* _What is required_:
Drop every picture and give the entries back exactly.

-- Start Records for the exercise --

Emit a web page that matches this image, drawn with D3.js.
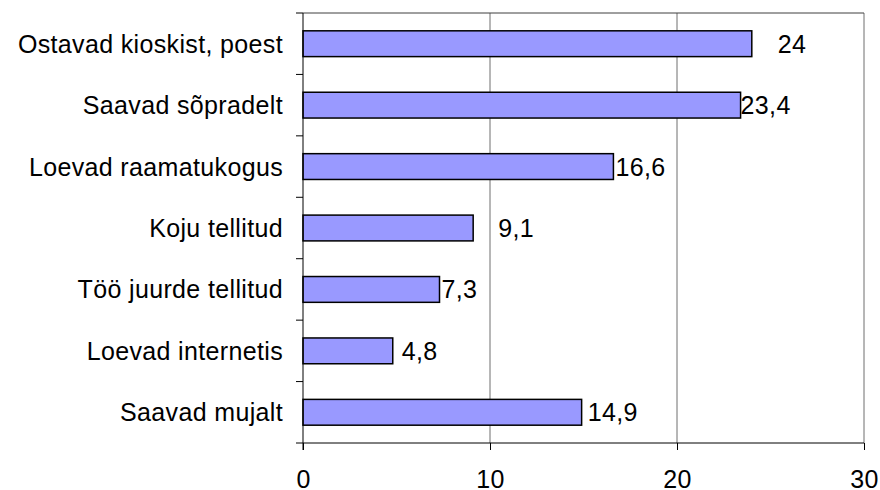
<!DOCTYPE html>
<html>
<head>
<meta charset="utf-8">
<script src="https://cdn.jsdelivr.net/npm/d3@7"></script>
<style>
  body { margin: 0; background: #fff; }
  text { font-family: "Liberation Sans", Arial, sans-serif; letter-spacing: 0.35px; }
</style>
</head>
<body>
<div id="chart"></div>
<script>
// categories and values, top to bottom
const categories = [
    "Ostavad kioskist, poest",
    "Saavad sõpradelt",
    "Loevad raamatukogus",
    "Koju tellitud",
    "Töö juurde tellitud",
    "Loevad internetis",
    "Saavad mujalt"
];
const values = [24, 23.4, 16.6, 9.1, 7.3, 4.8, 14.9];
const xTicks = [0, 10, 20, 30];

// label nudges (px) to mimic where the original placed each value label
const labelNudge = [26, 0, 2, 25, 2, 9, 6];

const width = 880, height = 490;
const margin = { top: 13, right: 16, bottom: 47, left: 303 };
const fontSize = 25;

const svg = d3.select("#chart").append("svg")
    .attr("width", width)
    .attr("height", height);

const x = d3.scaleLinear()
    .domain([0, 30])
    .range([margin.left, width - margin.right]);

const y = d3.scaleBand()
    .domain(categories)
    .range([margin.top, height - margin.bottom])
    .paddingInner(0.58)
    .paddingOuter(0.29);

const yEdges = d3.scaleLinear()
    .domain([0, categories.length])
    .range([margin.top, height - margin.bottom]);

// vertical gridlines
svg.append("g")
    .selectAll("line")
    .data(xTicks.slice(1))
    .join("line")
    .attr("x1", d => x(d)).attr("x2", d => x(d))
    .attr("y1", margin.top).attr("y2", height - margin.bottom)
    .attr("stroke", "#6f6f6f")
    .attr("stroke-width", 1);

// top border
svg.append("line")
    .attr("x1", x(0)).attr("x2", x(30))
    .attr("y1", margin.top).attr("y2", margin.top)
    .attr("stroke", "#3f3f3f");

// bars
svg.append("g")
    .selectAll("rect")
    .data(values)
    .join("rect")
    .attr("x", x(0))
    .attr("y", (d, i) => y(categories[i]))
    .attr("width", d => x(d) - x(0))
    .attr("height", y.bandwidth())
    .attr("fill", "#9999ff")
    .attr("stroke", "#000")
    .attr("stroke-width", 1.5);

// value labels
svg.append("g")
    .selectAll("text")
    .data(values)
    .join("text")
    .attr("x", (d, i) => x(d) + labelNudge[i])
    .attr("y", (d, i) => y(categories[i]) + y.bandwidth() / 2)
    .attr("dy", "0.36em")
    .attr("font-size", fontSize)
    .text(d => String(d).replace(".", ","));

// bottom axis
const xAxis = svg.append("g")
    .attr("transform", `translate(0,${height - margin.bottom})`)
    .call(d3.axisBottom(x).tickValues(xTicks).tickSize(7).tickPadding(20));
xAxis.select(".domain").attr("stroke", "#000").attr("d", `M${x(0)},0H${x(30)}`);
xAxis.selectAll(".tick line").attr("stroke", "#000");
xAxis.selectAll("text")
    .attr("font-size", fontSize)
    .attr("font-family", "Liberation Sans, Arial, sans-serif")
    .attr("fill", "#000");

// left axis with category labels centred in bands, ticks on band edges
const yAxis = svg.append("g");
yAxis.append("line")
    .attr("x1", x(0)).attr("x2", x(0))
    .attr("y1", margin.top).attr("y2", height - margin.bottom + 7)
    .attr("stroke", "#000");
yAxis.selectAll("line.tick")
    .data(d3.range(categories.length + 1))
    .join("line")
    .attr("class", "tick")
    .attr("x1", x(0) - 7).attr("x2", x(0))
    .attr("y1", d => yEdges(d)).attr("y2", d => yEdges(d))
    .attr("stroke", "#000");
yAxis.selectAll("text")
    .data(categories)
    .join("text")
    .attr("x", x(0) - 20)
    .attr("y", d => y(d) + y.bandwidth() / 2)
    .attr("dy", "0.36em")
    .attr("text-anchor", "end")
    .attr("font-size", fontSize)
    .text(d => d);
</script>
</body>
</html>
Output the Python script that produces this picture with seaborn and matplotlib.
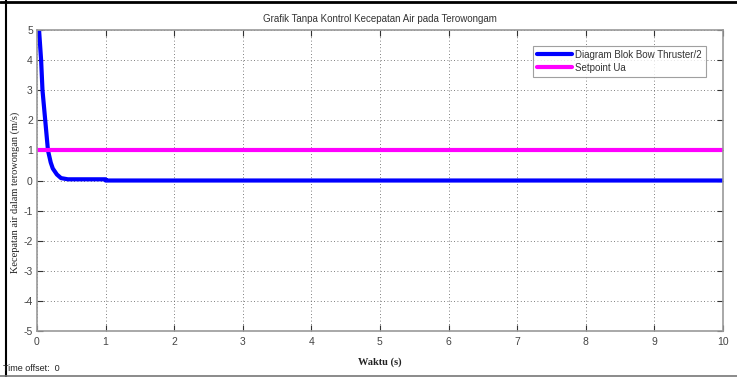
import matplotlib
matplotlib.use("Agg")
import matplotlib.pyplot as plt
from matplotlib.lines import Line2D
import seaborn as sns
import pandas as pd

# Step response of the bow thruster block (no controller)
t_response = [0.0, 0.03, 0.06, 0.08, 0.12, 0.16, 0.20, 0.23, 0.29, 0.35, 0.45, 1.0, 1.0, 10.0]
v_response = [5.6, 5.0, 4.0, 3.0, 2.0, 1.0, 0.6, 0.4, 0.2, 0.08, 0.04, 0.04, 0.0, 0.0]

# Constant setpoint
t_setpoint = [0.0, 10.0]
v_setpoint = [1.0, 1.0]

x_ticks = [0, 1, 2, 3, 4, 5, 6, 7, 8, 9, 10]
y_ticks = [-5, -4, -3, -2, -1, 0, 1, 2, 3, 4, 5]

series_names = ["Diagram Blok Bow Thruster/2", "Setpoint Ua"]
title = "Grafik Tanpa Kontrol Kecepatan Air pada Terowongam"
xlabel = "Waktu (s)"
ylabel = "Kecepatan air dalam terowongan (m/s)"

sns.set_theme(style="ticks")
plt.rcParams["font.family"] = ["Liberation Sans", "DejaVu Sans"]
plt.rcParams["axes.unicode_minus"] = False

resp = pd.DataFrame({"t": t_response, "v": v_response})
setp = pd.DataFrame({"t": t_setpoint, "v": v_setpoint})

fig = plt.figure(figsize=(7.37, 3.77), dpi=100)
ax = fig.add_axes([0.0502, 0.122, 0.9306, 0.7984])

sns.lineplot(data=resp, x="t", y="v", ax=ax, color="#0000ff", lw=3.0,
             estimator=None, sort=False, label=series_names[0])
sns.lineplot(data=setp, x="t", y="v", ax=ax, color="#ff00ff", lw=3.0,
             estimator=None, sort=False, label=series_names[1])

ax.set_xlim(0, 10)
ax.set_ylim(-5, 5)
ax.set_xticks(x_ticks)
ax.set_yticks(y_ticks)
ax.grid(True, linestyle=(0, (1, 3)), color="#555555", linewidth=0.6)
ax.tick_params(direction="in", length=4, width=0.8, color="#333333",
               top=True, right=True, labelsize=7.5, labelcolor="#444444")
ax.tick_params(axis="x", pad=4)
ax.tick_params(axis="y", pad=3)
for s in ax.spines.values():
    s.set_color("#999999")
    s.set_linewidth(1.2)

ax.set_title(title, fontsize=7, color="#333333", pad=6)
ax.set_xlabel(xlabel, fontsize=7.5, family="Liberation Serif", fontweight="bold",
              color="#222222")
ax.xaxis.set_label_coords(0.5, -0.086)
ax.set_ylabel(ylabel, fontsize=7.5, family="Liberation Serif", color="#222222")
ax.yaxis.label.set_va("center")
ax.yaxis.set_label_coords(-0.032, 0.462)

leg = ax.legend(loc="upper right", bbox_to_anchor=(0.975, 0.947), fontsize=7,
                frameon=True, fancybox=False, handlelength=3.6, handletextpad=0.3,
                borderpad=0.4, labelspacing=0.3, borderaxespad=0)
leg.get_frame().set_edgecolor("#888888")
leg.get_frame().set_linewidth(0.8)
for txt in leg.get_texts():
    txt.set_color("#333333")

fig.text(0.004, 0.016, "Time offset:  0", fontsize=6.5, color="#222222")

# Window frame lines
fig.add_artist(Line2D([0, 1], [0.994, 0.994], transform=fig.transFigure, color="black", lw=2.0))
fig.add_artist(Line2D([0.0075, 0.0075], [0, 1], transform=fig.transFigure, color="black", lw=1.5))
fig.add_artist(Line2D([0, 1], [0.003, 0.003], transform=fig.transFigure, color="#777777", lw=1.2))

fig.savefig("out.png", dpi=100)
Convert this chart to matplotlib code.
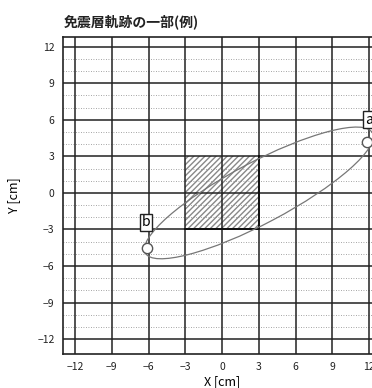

-- End Records for the exercise --

* _Solved problem_:
Emit a web page that matches this image, drawn with D3.js.
<!DOCTYPE html>
<html>
<head>
<meta charset="utf-8">
<script src="https://cdn.jsdelivr.net/npm/d3@7"></script>
<style>
  body { margin: 0; background: #fff; }
  text { font-family: "Liberation Sans", Arial, sans-serif; letter-spacing: 0.35px; }
</style>
</head>
<body>
<div id="chart"></div>
<script>
// categories and values, top to bottom
const categories = [
    "Ostavad kioskist, poest",
    "Saavad sõpradelt",
    "Loevad raamatukogus",
    "Koju tellitud",
    "Töö juurde tellitud",
    "Loevad internetis",
    "Saavad mujalt"
];
const values = [24, 23.4, 16.6, 9.1, 7.3, 4.8, 14.9];
const xTicks = [0, 10, 20, 30];

// label nudges (px) to mimic where the original placed each value label
const labelNudge = [26, 0, 2, 25, 2, 9, 6];

const width = 880, height = 490;
const margin = { top: 13, right: 16, bottom: 47, left: 303 };
const fontSize = 25;

const svg = d3.select("#chart").append("svg")
    .attr("width", width)
    .attr("height", height);

const x = d3.scaleLinear()
    .domain([0, 30])
    .range([margin.left, width - margin.right]);

const y = d3.scaleBand()
    .domain(categories)
    .range([margin.top, height - margin.bottom])
    .paddingInner(0.58)
    .paddingOuter(0.29);

const yEdges = d3.scaleLinear()
    .domain([0, categories.length])
    .range([margin.top, height - margin.bottom]);

// vertical gridlines
svg.append("g")
    .selectAll("line")
    .data(xTicks.slice(1))
    .join("line")
    .attr("x1", d => x(d)).attr("x2", d => x(d))
    .attr("y1", margin.top).attr("y2", height - margin.bottom)
    .attr("stroke", "#6f6f6f")
    .attr("stroke-width", 1);

// top border
svg.append("line")
    .attr("x1", x(0)).attr("x2", x(30))
    .attr("y1", margin.top).attr("y2", margin.top)
    .attr("stroke", "#3f3f3f");

// bars
svg.append("g")
    .selectAll("rect")
    .data(values)
    .join("rect")
    .attr("x", x(0))
    .attr("y", (d, i) => y(categories[i]))
    .attr("width", d => x(d) - x(0))
    .attr("height", y.bandwidth())
    .attr("fill", "#9999ff")
    .attr("stroke", "#000")
    .attr("stroke-width", 1.5);

// value labels
svg.append("g")
    .selectAll("text")
    .data(values)
    .join("text")
    .attr("x", (d, i) => x(d) + labelNudge[i])
    .attr("y", (d, i) => y(categories[i]) + y.bandwidth() / 2)
    .attr("dy", "0.36em")
    .attr("font-size", fontSize)
    .text(d => String(d).replace(".", ","));

// bottom axis
const xAxis = svg.append("g")
    .attr("transform", `translate(0,${height - margin.bottom})`)
    .call(d3.axisBottom(x).tickValues(xTicks).tickSize(7).tickPadding(20));
xAxis.select(".domain").attr("stroke", "#000").attr("d", `M${x(0)},0H${x(30)}`);
xAxis.selectAll(".tick line").attr("stroke", "#000");
xAxis.selectAll("text")
    .attr("font-size", fontSize)
    .attr("font-family", "Liberation Sans, Arial, sans-serif")
    .attr("fill", "#000");

// left axis with category labels centred in bands, ticks on band edges
const yAxis = svg.append("g");
yAxis.append("line")
    .attr("x1", x(0)).attr("x2", x(0))
    .attr("y1", margin.top).attr("y2", height - margin.bottom + 7)
    .attr("stroke", "#000");
yAxis.selectAll("line.tick")
    .data(d3.range(categories.length + 1))
    .join("line")
    .attr("class", "tick")
    .attr("x1", x(0) - 7).attr("x2", x(0))
    .attr("y1", d => yEdges(d)).attr("y2", d => yEdges(d))
    .attr("stroke", "#000");
yAxis.selectAll("text")
    .data(categories)
    .join("text")
    .attr("x", x(0) - 20)
    .attr("y", d => y(d) + y.bandwidth() / 2)
    .attr("dy", "0.36em")
    .attr("text-anchor", "end")
    .attr("font-size", fontSize)
    .text(d => d);
</script>
</body>
</html>
Output the Python script that produces this picture with seaborn and matplotlib.
import matplotlib
matplotlib.use("Agg")
import matplotlib.pyplot as plt
from matplotlib.lines import Line2D
import seaborn as sns
import pandas as pd

# Step response of the bow thruster block (no controller)
t_response = [0.0, 0.03, 0.06, 0.08, 0.12, 0.16, 0.20, 0.23, 0.29, 0.35, 0.45, 1.0, 1.0, 10.0]
v_response = [5.6, 5.0, 4.0, 3.0, 2.0, 1.0, 0.6, 0.4, 0.2, 0.08, 0.04, 0.04, 0.0, 0.0]

# Constant setpoint
t_setpoint = [0.0, 10.0]
v_setpoint = [1.0, 1.0]

x_ticks = [0, 1, 2, 3, 4, 5, 6, 7, 8, 9, 10]
y_ticks = [-5, -4, -3, -2, -1, 0, 1, 2, 3, 4, 5]

series_names = ["Diagram Blok Bow Thruster/2", "Setpoint Ua"]
title = "Grafik Tanpa Kontrol Kecepatan Air pada Terowongam"
xlabel = "Waktu (s)"
ylabel = "Kecepatan air dalam terowongan (m/s)"

sns.set_theme(style="ticks")
plt.rcParams["font.family"] = ["Liberation Sans", "DejaVu Sans"]
plt.rcParams["axes.unicode_minus"] = False

resp = pd.DataFrame({"t": t_response, "v": v_response})
setp = pd.DataFrame({"t": t_setpoint, "v": v_setpoint})

fig = plt.figure(figsize=(7.37, 3.77), dpi=100)
ax = fig.add_axes([0.0502, 0.122, 0.9306, 0.7984])

sns.lineplot(data=resp, x="t", y="v", ax=ax, color="#0000ff", lw=3.0,
             estimator=None, sort=False, label=series_names[0])
sns.lineplot(data=setp, x="t", y="v", ax=ax, color="#ff00ff", lw=3.0,
             estimator=None, sort=False, label=series_names[1])

ax.set_xlim(0, 10)
ax.set_ylim(-5, 5)
ax.set_xticks(x_ticks)
ax.set_yticks(y_ticks)
ax.grid(True, linestyle=(0, (1, 3)), color="#555555", linewidth=0.6)
ax.tick_params(direction="in", length=4, width=0.8, color="#333333",
               top=True, right=True, labelsize=7.5, labelcolor="#444444")
ax.tick_params(axis="x", pad=4)
ax.tick_params(axis="y", pad=3)
for s in ax.spines.values():
    s.set_color("#999999")
    s.set_linewidth(1.2)

ax.set_title(title, fontsize=7, color="#333333", pad=6)
ax.set_xlabel(xlabel, fontsize=7.5, family="Liberation Serif", fontweight="bold",
              color="#222222")
ax.xaxis.set_label_coords(0.5, -0.086)
ax.set_ylabel(ylabel, fontsize=7.5, family="Liberation Serif", color="#222222")
ax.yaxis.label.set_va("center")
ax.yaxis.set_label_coords(-0.032, 0.462)

leg = ax.legend(loc="upper right", bbox_to_anchor=(0.975, 0.947), fontsize=7,
                frameon=True, fancybox=False, handlelength=3.6, handletextpad=0.3,
                borderpad=0.4, labelspacing=0.3, borderaxespad=0)
leg.get_frame().set_edgecolor("#888888")
leg.get_frame().set_linewidth(0.8)
for txt in leg.get_texts():
    txt.set_color("#333333")

fig.text(0.004, 0.016, "Time offset:  0", fontsize=6.5, color="#222222")

# Window frame lines
fig.add_artist(Line2D([0, 1], [0.994, 0.994], transform=fig.transFigure, color="black", lw=2.0))
fig.add_artist(Line2D([0.0075, 0.0075], [0, 1], transform=fig.transFigure, color="black", lw=1.5))
fig.add_artist(Line2D([0, 1], [0.003, 0.003], transform=fig.transFigure, color="#777777", lw=1.2))

fig.savefig("out.png", dpi=100)
Convert this chart to matplotlib code.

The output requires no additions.